WHAT NEEDS TO BE DONE. Give the entries back exactly, dropping each image.

RECORDS FOR THE TASK.

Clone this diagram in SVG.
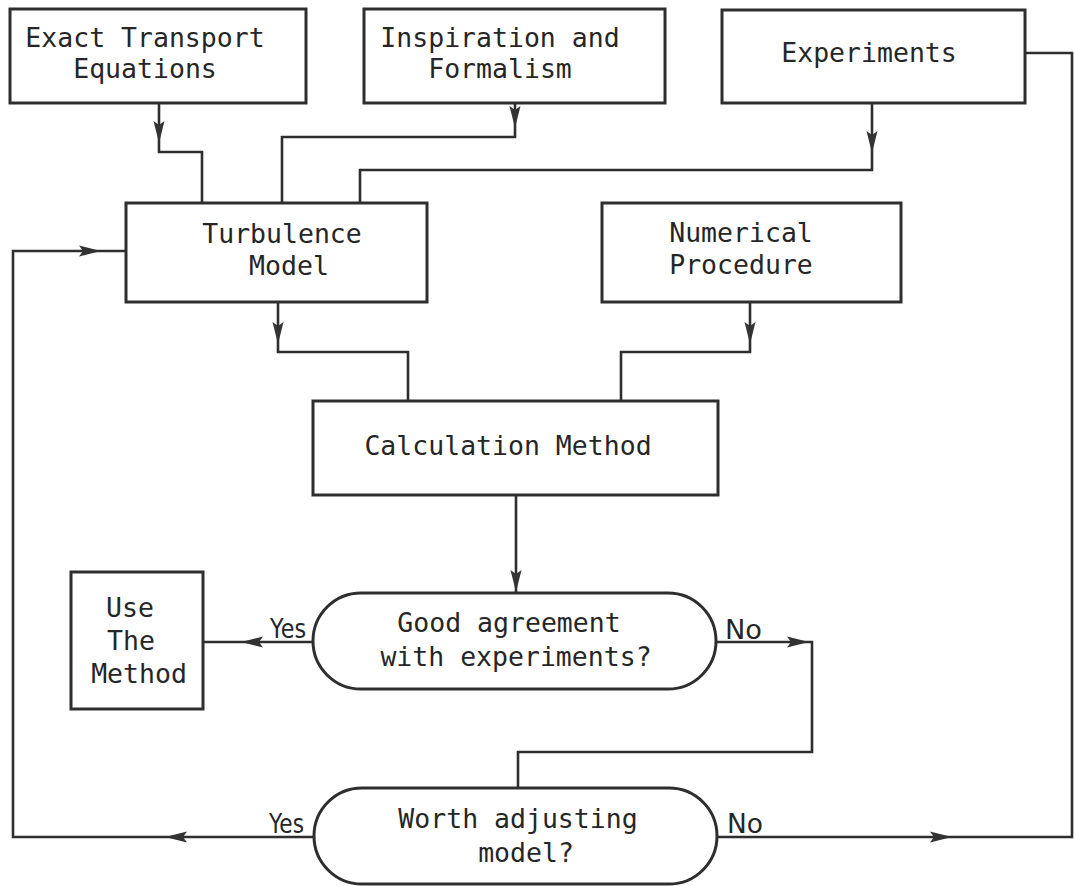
<svg xmlns="http://www.w3.org/2000/svg" xmlns:xlink="http://www.w3.org/1999/xlink" width="1074" height="886" viewBox="0 0 1074 886">
<style>
.box{fill:#fff;stroke:#2e2e2e;stroke-width:3}
.pill{fill:#fff;stroke:#2e2e2e;stroke-width:3}
.con{fill:none;stroke:#2e2e2e;stroke-width:2.6}
.ah{fill:#333}
.t{font-family:"DejaVu Sans Mono","Liberation Mono",monospace;font-size:26.5px;fill:#262626;text-anchor:middle}
.yn{font-family:"DejaVu Sans","Liberation Sans",sans-serif;font-size:27px;fill:#262626}
</style>
<defs>
<path id="ah" d="M-22,-5.5 L0,0 L-22,5.5 L-18,0 z"/>
</defs>
<rect width="1074" height="886" fill="#fff"/>

<g id="connectors">
<path class="con" d="M159,103 L159,152 L202,152 L202,203"/>
<path class="con" d="M515,103 L515,137 L282,137 L282,203"/>
<path class="con" d="M872,103 L872,170 L360,170 L360,203"/>
<path class="con" d="M314,837 L13,837 L13,251 L126,251"/>
<path class="con" d="M278,302 L278,352 L408,352 L408,401"/>
<path class="con" d="M750,302 L750,352 L621,352 L621,401"/>
<path class="con" d="M516,495 L516,593"/>
<path class="con" d="M313,642 L203,642"/>
<path class="con" d="M717,642 L812,642 L812,752 L518,752 L518,788"/>
<path class="con" d="M717,837 L1072,837 L1072,53 L1025,53"/>
<use class="ah" xlink:href="#ah" transform="translate(159,143) rotate(90)"/>
<use class="ah" xlink:href="#ah" transform="translate(515,128) rotate(90)"/>
<use class="ah" xlink:href="#ah" transform="translate(872,153) rotate(90)"/>
<use class="ah" xlink:href="#ah" transform="translate(101,251)"/>
<use class="ah" xlink:href="#ah" transform="translate(278,344) rotate(90)"/>
<use class="ah" xlink:href="#ah" transform="translate(750,344) rotate(90)"/>
<use class="ah" xlink:href="#ah" transform="translate(516,592) rotate(90)"/>
<use class="ah" xlink:href="#ah" transform="translate(241,642) rotate(180)"/>
<use class="ah" xlink:href="#ah" transform="translate(809,642)"/>
<use class="ah" xlink:href="#ah" transform="translate(165,837) rotate(180)"/>
<use class="ah" xlink:href="#ah" transform="translate(952,837)"/>
</g>

<g id="exact">
<rect class="box" x="10" y="9" width="296" height="94"/>
<text class="t" x="145" y="47">Exact Transport</text>
<text class="t" x="145" y="78">Equations</text>
</g>
<g id="inspiration">
<rect class="box" x="364" y="9" width="301" height="94"/>
<text class="t" x="500" y="47">Inspiration and</text>
<text class="t" x="500" y="78">Formalism</text>
</g>
<g id="experiments">
<rect class="box" x="722" y="10" width="303" height="93"/>
<text class="t" x="869" y="62">Experiments</text>
</g>
<g id="turbulence">
<rect class="box" x="126" y="203" width="301" height="99"/>
<text class="t" x="282" y="243">Turbulence</text>
<text class="t" x="289" y="275">Model</text>
</g>
<g id="numerical">
<rect class="box" x="602" y="203" width="299" height="99"/>
<text class="t" x="741" y="242">Numerical</text>
<text class="t" x="741" y="274">Procedure</text>
</g>
<g id="calculation">
<rect class="box" x="313" y="401" width="405" height="94"/>
<text class="t" x="508" y="455">Calculation Method</text>
</g>
<g id="usemethod">
<rect class="box" x="71" y="572" width="132" height="137"/>
<text class="t" x="130" y="617">Use</text>
<text class="t" x="131" y="650">The</text>
<text class="t" x="139" y="683">Method</text>
</g>
<g id="agreement">
<rect class="pill" x="313" y="593" width="403" height="96" rx="48" ry="48"/>
<text class="t" x="509" y="632">Good agreement</text>
<text class="t" x="516" y="666">with experiments?</text>
<text class="yn" x="270" y="638" textLength="36" lengthAdjust="spacingAndGlyphs">Yes</text>
<text class="yn" x="725" y="639" textLength="37" lengthAdjust="spacingAndGlyphs">No</text>
</g>
<g id="worth">
<rect class="pill" x="314" y="788" width="403" height="96" rx="48" ry="48"/>
<text class="t" x="518" y="828">Worth adjusting</text>
<text class="t" x="526" y="862">model?</text>
<text class="yn" x="269" y="833" textLength="35" lengthAdjust="spacingAndGlyphs">Yes</text>
<text class="yn" x="727" y="833" textLength="36" lengthAdjust="spacingAndGlyphs">No</text>
</g>
</svg>
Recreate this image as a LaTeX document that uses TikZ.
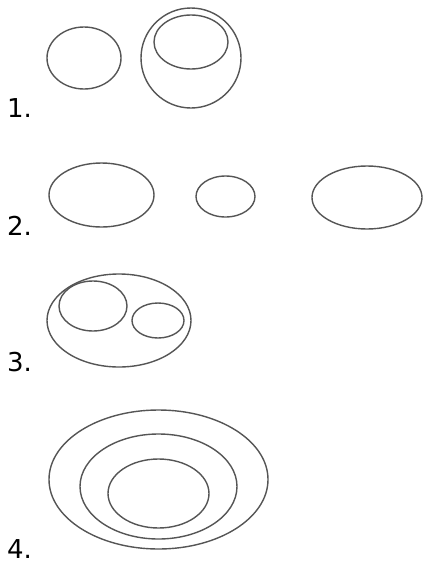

TASK RESPONSE.
Clone this diagram in SVG.
<svg xmlns="http://www.w3.org/2000/svg" xmlns:xlink="http://www.w3.org/1999/xlink" width="1074" height="886" viewBox="0 0 1074 886">
<style>
.box{fill:#fff;stroke:#2e2e2e;stroke-width:3}
.pill{fill:#fff;stroke:#2e2e2e;stroke-width:3}
.con{fill:none;stroke:#2e2e2e;stroke-width:2.6}
.ah{fill:#333}
.t{font-family:"DejaVu Sans Mono","Liberation Mono",monospace;font-size:26.5px;fill:#262626;text-anchor:middle}
.yn{font-family:"DejaVu Sans","Liberation Sans",sans-serif;font-size:27px;fill:#262626}
</style>
<defs>
<path id="ah" d="M-22,-5.5 L0,0 L-22,5.5 L-18,0 z"/>
</defs>
<rect width="1074" height="886" fill="#fff"/>

<g id="connectors">
<path class="con" d="M159,103 L159,152 L202,152 L202,203"/>
<path class="con" d="M515,103 L515,137 L282,137 L282,203"/>
<path class="con" d="M872,103 L872,170 L360,170 L360,203"/>
<path class="con" d="M314,837 L13,837 L13,251 L126,251"/>
<path class="con" d="M278,302 L278,352 L408,352 L408,401"/>
<path class="con" d="M750,302 L750,352 L621,352 L621,401"/>
<path class="con" d="M516,495 L516,593"/>
<path class="con" d="M313,642 L203,642"/>
<path class="con" d="M717,642 L812,642 L812,752 L518,752 L518,788"/>
<path class="con" d="M717,837 L1072,837 L1072,53 L1025,53"/>
<use class="ah" xlink:href="#ah" transform="translate(159,143) rotate(90)"/>
<use class="ah" xlink:href="#ah" transform="translate(515,128) rotate(90)"/>
<use class="ah" xlink:href="#ah" transform="translate(872,153) rotate(90)"/>
<use class="ah" xlink:href="#ah" transform="translate(101,251)"/>
<use class="ah" xlink:href="#ah" transform="translate(278,344) rotate(90)"/>
<use class="ah" xlink:href="#ah" transform="translate(750,344) rotate(90)"/>
<use class="ah" xlink:href="#ah" transform="translate(516,592) rotate(90)"/>
<use class="ah" xlink:href="#ah" transform="translate(241,642) rotate(180)"/>
<use class="ah" xlink:href="#ah" transform="translate(809,642)"/>
<use class="ah" xlink:href="#ah" transform="translate(165,837) rotate(180)"/>
<use class="ah" xlink:href="#ah" transform="translate(952,837)"/>
</g>

<g id="exact">
<rect class="box" x="10" y="9" width="296" height="94"/>
<text class="t" x="145" y="47">Exact Transport</text>
<text class="t" x="145" y="78">Equations</text>
</g>
<g id="inspiration">
<rect class="box" x="364" y="9" width="301" height="94"/>
<text class="t" x="500" y="47">Inspiration and</text>
<text class="t" x="500" y="78">Formalism</text>
</g>
<g id="experiments">
<rect class="box" x="722" y="10" width="303" height="93"/>
<text class="t" x="869" y="62">Experiments</text>
</g>
<g id="turbulence">
<rect class="box" x="126" y="203" width="301" height="99"/>
<text class="t" x="282" y="243">Turbulence</text>
<text class="t" x="289" y="275">Model</text>
</g>
<g id="numerical">
<rect class="box" x="602" y="203" width="299" height="99"/>
<text class="t" x="741" y="242">Numerical</text>
<text class="t" x="741" y="274">Procedure</text>
</g>
<g id="calculation">
<rect class="box" x="313" y="401" width="405" height="94"/>
<text class="t" x="508" y="455">Calculation Method</text>
</g>
<g id="usemethod">
<rect class="box" x="71" y="572" width="132" height="137"/>
<text class="t" x="130" y="617">Use</text>
<text class="t" x="131" y="650">The</text>
<text class="t" x="139" y="683">Method</text>
</g>
<g id="agreement">
<rect class="pill" x="313" y="593" width="403" height="96" rx="48" ry="48"/>
<text class="t" x="509" y="632">Good agreement</text>
<text class="t" x="516" y="666">with experiments?</text>
<text class="yn" x="270" y="638" textLength="36" lengthAdjust="spacingAndGlyphs">Yes</text>
<text class="yn" x="725" y="639" textLength="37" lengthAdjust="spacingAndGlyphs">No</text>
</g>
<g id="worth">
<rect class="pill" x="314" y="788" width="403" height="96" rx="48" ry="48"/>
<text class="t" x="518" y="828">Worth adjusting</text>
<text class="t" x="526" y="862">model?</text>
<text class="yn" x="269" y="833" textLength="35" lengthAdjust="spacingAndGlyphs">Yes</text>
<text class="yn" x="727" y="833" textLength="36" lengthAdjust="spacingAndGlyphs">No</text>
</g>
</svg>
Recreate this image as a LaTeX document that uses TikZ.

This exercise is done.